Stated problem - Within the material below, transcribe exactly the lines from the one holding "Recreate this image" through the one holding "width=602pt, minimum height=38pt]", keeping both ends and skipping the rest.

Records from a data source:
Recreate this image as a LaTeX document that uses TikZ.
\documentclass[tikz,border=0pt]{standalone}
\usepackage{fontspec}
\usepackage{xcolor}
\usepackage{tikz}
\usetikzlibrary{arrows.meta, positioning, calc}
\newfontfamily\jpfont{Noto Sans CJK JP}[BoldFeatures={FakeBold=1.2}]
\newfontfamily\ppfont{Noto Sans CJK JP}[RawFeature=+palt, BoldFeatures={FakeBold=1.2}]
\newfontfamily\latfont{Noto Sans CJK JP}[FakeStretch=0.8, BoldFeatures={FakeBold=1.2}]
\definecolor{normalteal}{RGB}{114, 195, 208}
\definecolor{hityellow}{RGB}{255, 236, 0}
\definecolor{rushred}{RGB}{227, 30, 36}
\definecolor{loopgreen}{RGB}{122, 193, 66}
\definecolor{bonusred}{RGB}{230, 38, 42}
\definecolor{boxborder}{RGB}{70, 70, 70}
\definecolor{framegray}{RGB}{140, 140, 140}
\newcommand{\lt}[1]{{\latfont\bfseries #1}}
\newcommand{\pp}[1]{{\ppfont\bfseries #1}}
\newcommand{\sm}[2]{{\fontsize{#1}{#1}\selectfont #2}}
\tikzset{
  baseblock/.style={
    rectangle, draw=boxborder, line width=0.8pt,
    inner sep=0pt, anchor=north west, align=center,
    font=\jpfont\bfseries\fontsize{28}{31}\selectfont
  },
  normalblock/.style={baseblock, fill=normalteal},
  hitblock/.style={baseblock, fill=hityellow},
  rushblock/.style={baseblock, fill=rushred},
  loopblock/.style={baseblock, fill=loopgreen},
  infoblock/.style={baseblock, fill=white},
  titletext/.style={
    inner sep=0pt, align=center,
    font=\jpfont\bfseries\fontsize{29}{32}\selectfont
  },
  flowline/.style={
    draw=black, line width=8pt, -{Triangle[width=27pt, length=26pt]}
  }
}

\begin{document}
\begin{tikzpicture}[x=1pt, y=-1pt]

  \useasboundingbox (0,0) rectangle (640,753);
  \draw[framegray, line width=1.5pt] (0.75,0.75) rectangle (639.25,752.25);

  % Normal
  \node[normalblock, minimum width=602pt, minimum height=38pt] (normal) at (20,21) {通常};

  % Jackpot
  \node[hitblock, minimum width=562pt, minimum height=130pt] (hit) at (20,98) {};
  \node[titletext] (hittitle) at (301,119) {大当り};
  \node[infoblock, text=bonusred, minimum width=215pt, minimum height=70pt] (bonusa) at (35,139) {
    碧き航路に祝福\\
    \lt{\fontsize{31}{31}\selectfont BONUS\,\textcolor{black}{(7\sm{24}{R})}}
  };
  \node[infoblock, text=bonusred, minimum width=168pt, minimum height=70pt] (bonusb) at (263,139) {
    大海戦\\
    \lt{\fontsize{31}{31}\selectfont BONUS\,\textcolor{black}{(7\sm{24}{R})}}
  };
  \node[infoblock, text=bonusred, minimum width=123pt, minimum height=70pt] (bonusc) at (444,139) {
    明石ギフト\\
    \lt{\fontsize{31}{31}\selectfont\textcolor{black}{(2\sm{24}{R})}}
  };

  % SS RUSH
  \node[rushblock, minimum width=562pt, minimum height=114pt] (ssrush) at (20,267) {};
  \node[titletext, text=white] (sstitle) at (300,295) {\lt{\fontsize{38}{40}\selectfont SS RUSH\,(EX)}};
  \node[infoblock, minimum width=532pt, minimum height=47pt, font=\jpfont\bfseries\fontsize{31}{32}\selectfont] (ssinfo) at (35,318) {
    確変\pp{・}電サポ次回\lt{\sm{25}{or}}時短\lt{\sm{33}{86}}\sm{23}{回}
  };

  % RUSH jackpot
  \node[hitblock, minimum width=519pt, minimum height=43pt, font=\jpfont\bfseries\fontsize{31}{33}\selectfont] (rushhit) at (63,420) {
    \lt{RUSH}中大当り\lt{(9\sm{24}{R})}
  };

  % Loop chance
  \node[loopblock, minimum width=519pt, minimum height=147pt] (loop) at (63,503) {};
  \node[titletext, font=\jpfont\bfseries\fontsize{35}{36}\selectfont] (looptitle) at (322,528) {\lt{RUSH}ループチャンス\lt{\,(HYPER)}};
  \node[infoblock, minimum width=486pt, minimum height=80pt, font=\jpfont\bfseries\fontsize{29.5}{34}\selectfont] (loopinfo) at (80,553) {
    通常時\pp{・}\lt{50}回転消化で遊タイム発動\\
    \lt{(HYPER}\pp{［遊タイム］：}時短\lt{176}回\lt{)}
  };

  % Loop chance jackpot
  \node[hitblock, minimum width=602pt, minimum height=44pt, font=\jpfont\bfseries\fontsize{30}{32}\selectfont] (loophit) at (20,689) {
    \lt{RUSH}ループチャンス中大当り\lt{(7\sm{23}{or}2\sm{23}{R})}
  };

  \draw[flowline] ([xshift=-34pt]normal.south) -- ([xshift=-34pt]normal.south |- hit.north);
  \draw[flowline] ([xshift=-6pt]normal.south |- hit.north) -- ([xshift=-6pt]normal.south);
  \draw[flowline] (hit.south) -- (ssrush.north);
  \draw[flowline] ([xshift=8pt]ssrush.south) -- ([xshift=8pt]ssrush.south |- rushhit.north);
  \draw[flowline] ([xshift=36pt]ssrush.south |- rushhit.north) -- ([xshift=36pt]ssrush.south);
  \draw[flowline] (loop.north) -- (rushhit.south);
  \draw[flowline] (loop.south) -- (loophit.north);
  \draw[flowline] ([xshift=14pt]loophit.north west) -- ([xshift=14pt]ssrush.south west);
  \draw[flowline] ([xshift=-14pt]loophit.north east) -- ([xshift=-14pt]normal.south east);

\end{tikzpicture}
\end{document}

---

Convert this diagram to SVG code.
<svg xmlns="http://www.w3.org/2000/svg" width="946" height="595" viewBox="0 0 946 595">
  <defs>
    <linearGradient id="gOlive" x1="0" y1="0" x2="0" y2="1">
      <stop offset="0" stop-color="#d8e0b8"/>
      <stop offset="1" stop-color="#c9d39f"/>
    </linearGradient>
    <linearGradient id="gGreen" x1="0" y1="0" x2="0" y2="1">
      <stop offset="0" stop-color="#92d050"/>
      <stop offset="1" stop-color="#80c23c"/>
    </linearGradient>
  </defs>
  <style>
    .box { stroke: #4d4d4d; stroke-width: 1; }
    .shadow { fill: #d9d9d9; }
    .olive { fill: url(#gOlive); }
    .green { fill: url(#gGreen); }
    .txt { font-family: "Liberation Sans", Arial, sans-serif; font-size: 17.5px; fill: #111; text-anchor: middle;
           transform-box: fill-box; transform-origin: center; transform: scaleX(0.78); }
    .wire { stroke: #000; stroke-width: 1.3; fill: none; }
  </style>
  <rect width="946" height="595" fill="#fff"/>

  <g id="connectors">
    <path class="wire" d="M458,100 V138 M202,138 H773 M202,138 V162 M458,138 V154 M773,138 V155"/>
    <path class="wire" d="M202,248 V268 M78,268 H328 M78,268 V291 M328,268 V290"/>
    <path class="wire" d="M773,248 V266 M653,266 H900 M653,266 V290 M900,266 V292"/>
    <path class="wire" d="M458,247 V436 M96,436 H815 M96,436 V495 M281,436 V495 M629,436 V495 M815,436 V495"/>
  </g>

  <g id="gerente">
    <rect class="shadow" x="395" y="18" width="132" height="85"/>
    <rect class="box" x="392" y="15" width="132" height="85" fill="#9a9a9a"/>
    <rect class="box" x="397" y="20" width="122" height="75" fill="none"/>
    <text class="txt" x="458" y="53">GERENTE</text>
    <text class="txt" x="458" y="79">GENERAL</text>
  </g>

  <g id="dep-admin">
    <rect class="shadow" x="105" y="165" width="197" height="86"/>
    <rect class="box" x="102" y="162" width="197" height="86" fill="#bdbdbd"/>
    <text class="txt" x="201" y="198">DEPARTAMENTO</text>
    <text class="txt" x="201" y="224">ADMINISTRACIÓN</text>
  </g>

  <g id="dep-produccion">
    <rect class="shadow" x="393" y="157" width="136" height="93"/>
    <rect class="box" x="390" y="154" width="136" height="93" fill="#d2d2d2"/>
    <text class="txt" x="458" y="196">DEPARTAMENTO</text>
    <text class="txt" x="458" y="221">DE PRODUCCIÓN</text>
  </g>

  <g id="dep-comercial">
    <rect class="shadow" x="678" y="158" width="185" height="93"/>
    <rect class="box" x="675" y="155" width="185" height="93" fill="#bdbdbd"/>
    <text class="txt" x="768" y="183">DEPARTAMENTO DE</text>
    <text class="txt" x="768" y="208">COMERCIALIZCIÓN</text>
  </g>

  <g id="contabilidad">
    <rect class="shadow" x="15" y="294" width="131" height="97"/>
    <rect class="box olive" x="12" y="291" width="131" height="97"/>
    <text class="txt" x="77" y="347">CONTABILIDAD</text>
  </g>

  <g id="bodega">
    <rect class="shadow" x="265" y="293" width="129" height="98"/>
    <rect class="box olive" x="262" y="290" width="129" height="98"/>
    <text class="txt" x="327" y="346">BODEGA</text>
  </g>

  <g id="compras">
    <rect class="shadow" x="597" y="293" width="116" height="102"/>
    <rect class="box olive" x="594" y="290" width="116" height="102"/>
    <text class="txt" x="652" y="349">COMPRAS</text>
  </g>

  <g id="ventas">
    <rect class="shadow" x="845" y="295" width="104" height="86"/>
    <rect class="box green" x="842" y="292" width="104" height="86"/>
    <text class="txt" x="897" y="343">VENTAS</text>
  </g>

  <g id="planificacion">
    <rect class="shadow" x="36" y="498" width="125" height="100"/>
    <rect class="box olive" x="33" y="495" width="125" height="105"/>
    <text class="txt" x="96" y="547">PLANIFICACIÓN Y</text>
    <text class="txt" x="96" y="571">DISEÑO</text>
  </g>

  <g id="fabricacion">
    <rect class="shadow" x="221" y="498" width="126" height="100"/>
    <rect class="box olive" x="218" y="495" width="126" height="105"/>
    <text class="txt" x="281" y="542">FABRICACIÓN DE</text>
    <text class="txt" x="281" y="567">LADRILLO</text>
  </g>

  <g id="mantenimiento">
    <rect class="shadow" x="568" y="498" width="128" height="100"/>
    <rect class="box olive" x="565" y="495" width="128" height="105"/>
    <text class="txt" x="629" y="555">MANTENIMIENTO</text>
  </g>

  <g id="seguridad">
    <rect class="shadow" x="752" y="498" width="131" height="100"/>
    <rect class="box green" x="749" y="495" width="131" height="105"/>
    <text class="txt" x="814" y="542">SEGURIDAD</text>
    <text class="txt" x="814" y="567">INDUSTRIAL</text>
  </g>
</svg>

Reply -
Recreate this image as a LaTeX document that uses TikZ.
\documentclass[tikz,border=0pt]{standalone}
\usepackage{fontspec}
\usepackage{xcolor}
\usepackage{tikz}
\usetikzlibrary{arrows.meta, positioning, calc}
\newfontfamily\jpfont{Noto Sans CJK JP}[BoldFeatures={FakeBold=1.2}]
\newfontfamily\ppfont{Noto Sans CJK JP}[RawFeature=+palt, BoldFeatures={FakeBold=1.2}]
\newfontfamily\latfont{Noto Sans CJK JP}[FakeStretch=0.8, BoldFeatures={FakeBold=1.2}]
\definecolor{normalteal}{RGB}{114, 195, 208}
\definecolor{hityellow}{RGB}{255, 236, 0}
\definecolor{rushred}{RGB}{227, 30, 36}
\definecolor{loopgreen}{RGB}{122, 193, 66}
\definecolor{bonusred}{RGB}{230, 38, 42}
\definecolor{boxborder}{RGB}{70, 70, 70}
\definecolor{framegray}{RGB}{140, 140, 140}
\newcommand{\lt}[1]{{\latfont\bfseries #1}}
\newcommand{\pp}[1]{{\ppfont\bfseries #1}}
\newcommand{\sm}[2]{{\fontsize{#1}{#1}\selectfont #2}}
\tikzset{
  baseblock/.style={
    rectangle, draw=boxborder, line width=0.8pt,
    inner sep=0pt, anchor=north west, align=center,
    font=\jpfont\bfseries\fontsize{28}{31}\selectfont
  },
  normalblock/.style={baseblock, fill=normalteal},
  hitblock/.style={baseblock, fill=hityellow},
  rushblock/.style={baseblock, fill=rushred},
  loopblock/.style={baseblock, fill=loopgreen},
  infoblock/.style={baseblock, fill=white},
  titletext/.style={
    inner sep=0pt, align=center,
    font=\jpfont\bfseries\fontsize{29}{32}\selectfont
  },
  flowline/.style={
    draw=black, line width=8pt, -{Triangle[width=27pt, length=26pt]}
  }
}

\begin{document}
\begin{tikzpicture}[x=1pt, y=-1pt]

  \useasboundingbox (0,0) rectangle (640,753);
  \draw[framegray, line width=1.5pt] (0.75,0.75) rectangle (639.25,752.25);

  % Normal
  \node[normalblock, minimum width=602pt, minimum height=38pt] (normal) at (20,21) {通常};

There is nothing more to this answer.